Spot each line that carries the word "this"; copy those lines.

Information supplied ▸
__________

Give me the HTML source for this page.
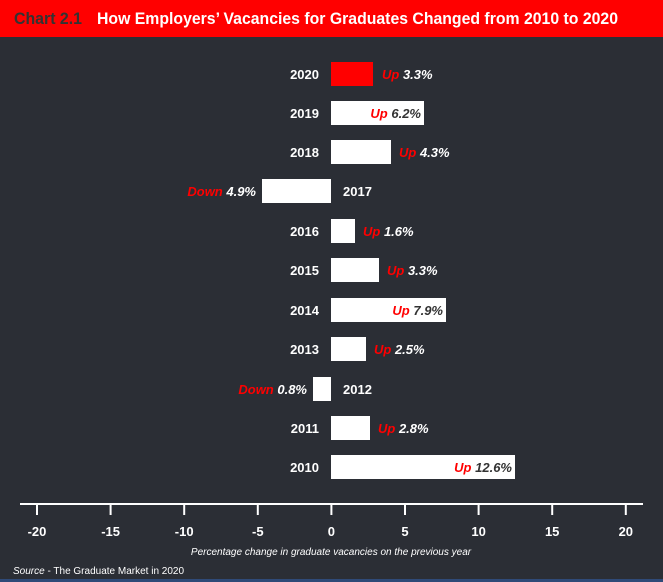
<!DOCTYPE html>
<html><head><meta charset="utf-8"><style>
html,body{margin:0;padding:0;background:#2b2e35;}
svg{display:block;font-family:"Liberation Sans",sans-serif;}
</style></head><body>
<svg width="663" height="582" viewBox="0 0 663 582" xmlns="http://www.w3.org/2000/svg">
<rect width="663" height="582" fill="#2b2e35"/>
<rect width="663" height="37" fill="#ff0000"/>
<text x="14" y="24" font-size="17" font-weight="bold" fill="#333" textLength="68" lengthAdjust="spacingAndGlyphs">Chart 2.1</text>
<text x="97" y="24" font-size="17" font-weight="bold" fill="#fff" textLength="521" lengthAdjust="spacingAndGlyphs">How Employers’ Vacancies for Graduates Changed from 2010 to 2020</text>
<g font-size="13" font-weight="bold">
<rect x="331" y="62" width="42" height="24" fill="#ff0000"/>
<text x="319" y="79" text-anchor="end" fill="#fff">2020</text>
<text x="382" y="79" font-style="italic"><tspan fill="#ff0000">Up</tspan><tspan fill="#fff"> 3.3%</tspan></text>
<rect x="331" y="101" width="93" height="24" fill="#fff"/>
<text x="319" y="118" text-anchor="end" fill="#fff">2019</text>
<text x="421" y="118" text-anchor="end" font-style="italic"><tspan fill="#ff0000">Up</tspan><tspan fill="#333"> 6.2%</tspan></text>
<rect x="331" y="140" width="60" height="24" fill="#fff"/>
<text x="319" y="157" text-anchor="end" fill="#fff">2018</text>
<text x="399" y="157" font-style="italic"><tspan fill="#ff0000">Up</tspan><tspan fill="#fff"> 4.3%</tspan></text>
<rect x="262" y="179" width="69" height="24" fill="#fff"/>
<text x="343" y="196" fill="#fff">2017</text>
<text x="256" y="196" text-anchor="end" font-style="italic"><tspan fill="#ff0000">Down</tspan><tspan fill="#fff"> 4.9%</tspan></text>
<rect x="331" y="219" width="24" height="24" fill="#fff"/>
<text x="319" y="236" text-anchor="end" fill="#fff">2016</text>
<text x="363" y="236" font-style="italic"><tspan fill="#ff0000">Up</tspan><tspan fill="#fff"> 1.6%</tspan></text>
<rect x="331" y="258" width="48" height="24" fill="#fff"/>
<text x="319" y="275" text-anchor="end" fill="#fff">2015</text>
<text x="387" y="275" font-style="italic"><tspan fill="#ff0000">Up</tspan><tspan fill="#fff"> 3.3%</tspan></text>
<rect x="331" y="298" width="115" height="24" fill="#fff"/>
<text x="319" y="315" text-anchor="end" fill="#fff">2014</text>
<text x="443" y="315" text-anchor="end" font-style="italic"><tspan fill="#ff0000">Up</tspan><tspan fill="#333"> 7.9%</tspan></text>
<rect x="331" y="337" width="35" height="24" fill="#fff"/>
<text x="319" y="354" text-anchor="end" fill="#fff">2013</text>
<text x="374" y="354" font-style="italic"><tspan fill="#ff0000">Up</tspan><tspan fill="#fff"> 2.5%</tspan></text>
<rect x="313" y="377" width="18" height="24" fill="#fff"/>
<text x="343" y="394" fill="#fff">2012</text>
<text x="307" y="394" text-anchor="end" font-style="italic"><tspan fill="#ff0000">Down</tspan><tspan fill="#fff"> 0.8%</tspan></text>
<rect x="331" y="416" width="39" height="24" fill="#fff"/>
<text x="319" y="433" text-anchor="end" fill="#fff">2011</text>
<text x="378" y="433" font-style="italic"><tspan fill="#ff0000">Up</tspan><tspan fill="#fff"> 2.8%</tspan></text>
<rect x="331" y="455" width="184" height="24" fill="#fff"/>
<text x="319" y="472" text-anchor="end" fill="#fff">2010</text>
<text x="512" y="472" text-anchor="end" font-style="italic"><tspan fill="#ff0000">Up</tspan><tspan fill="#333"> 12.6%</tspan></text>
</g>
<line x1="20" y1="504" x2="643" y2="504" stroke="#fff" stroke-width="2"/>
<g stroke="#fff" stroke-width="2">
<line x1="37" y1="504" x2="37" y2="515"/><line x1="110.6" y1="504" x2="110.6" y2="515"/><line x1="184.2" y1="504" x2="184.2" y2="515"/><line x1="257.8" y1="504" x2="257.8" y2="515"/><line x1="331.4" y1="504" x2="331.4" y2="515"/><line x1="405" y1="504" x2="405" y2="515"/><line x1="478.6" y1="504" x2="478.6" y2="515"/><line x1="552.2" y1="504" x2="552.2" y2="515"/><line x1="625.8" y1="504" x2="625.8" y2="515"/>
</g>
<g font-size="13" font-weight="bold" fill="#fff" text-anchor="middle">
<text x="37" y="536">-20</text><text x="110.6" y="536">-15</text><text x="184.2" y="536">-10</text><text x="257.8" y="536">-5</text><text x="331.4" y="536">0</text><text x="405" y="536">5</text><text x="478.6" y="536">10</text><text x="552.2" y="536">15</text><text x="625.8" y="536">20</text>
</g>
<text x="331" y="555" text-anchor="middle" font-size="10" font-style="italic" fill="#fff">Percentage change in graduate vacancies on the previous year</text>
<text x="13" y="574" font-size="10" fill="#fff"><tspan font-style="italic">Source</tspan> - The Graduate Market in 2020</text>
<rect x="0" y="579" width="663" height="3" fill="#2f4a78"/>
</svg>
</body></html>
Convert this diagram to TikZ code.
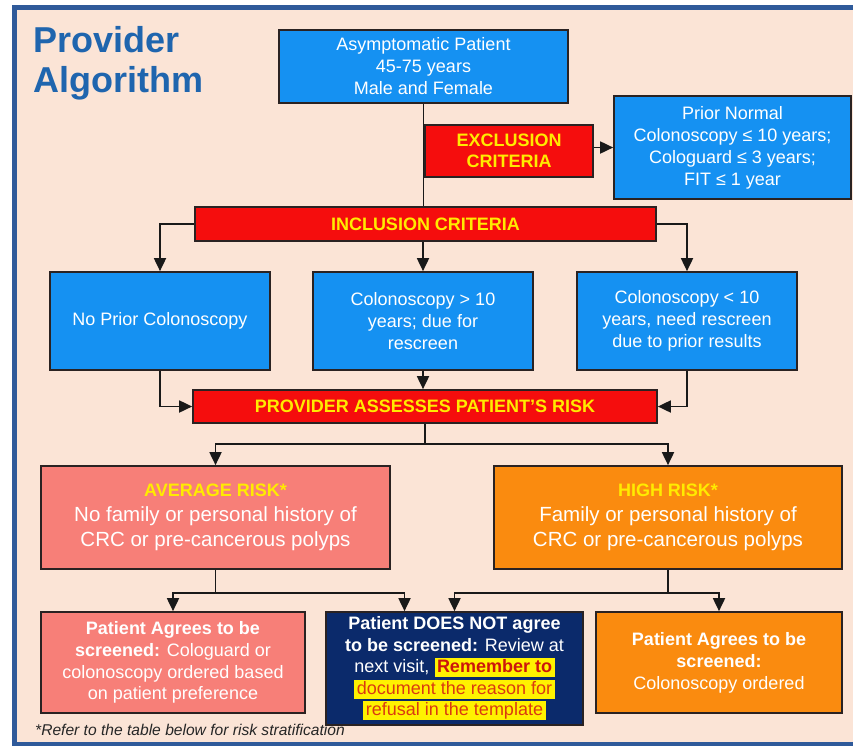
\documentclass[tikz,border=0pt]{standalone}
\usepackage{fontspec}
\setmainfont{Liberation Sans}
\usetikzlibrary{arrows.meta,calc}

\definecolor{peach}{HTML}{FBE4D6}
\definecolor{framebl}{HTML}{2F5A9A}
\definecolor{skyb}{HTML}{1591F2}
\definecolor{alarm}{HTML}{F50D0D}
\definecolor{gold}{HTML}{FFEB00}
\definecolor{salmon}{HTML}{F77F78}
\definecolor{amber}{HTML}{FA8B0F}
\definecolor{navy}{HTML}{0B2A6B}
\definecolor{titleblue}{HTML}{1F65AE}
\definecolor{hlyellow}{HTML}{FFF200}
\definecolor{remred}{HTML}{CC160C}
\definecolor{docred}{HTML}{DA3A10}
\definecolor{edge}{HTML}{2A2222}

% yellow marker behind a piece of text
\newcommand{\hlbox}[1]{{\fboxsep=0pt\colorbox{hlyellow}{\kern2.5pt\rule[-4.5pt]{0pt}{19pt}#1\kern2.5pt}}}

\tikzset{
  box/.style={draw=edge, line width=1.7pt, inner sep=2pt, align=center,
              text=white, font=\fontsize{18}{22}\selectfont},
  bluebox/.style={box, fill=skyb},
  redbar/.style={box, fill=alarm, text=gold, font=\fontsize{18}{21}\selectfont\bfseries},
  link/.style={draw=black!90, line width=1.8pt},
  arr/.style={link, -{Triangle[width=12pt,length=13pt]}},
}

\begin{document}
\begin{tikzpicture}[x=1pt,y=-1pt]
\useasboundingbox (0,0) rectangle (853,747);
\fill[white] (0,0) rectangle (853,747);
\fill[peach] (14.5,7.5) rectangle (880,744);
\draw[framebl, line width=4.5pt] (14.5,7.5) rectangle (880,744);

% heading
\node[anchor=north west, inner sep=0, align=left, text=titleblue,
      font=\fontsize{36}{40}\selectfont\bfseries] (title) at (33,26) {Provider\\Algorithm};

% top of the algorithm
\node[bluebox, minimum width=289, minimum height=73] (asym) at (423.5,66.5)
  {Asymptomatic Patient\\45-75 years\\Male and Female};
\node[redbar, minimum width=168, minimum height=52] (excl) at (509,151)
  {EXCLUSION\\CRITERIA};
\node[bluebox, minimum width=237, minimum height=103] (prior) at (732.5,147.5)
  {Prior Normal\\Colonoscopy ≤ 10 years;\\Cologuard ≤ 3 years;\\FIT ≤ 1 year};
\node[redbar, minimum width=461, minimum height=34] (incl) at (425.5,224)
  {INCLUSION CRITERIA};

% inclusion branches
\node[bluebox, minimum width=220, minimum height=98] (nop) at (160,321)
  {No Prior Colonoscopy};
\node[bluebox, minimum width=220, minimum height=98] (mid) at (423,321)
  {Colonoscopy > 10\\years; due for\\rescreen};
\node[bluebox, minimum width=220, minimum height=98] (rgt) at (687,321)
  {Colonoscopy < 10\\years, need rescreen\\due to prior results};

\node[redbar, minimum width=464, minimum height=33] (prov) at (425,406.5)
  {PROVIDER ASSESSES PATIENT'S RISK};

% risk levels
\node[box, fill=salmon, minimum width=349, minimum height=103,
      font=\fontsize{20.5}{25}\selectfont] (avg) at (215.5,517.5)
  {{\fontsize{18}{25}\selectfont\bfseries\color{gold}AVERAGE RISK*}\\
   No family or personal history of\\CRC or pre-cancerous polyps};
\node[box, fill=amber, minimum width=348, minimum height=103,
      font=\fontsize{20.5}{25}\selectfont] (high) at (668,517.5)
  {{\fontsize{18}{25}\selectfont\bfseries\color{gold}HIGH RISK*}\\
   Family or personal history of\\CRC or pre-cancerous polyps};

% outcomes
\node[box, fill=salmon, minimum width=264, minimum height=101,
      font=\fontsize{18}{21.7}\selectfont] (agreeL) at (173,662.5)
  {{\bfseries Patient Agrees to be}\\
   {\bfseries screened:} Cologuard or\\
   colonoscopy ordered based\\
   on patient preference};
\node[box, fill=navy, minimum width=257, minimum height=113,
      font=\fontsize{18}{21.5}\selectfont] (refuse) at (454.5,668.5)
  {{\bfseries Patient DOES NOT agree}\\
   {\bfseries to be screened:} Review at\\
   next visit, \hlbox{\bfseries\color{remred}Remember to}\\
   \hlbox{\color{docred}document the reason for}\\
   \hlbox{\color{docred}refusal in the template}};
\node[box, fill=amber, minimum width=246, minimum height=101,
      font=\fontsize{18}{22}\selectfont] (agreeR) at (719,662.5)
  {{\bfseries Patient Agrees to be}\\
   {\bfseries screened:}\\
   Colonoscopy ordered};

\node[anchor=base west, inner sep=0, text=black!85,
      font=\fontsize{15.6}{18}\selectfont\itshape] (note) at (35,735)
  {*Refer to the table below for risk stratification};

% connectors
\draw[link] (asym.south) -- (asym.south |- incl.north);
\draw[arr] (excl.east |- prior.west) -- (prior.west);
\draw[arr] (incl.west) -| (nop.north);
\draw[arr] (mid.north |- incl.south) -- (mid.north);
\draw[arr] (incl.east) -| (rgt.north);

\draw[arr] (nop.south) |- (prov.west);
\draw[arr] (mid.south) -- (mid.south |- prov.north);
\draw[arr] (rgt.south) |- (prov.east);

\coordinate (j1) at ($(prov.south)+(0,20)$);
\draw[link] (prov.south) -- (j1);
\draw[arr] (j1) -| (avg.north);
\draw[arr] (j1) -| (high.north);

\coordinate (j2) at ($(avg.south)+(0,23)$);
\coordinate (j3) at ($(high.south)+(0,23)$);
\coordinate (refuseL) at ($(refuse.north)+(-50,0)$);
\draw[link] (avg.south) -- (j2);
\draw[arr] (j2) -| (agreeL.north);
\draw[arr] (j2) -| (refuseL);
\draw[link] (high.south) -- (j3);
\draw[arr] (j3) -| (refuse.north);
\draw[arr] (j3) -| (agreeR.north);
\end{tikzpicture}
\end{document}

__________

Written answer ▸
Give me the HTML source for this page.
Convert this diagram to TikZ code.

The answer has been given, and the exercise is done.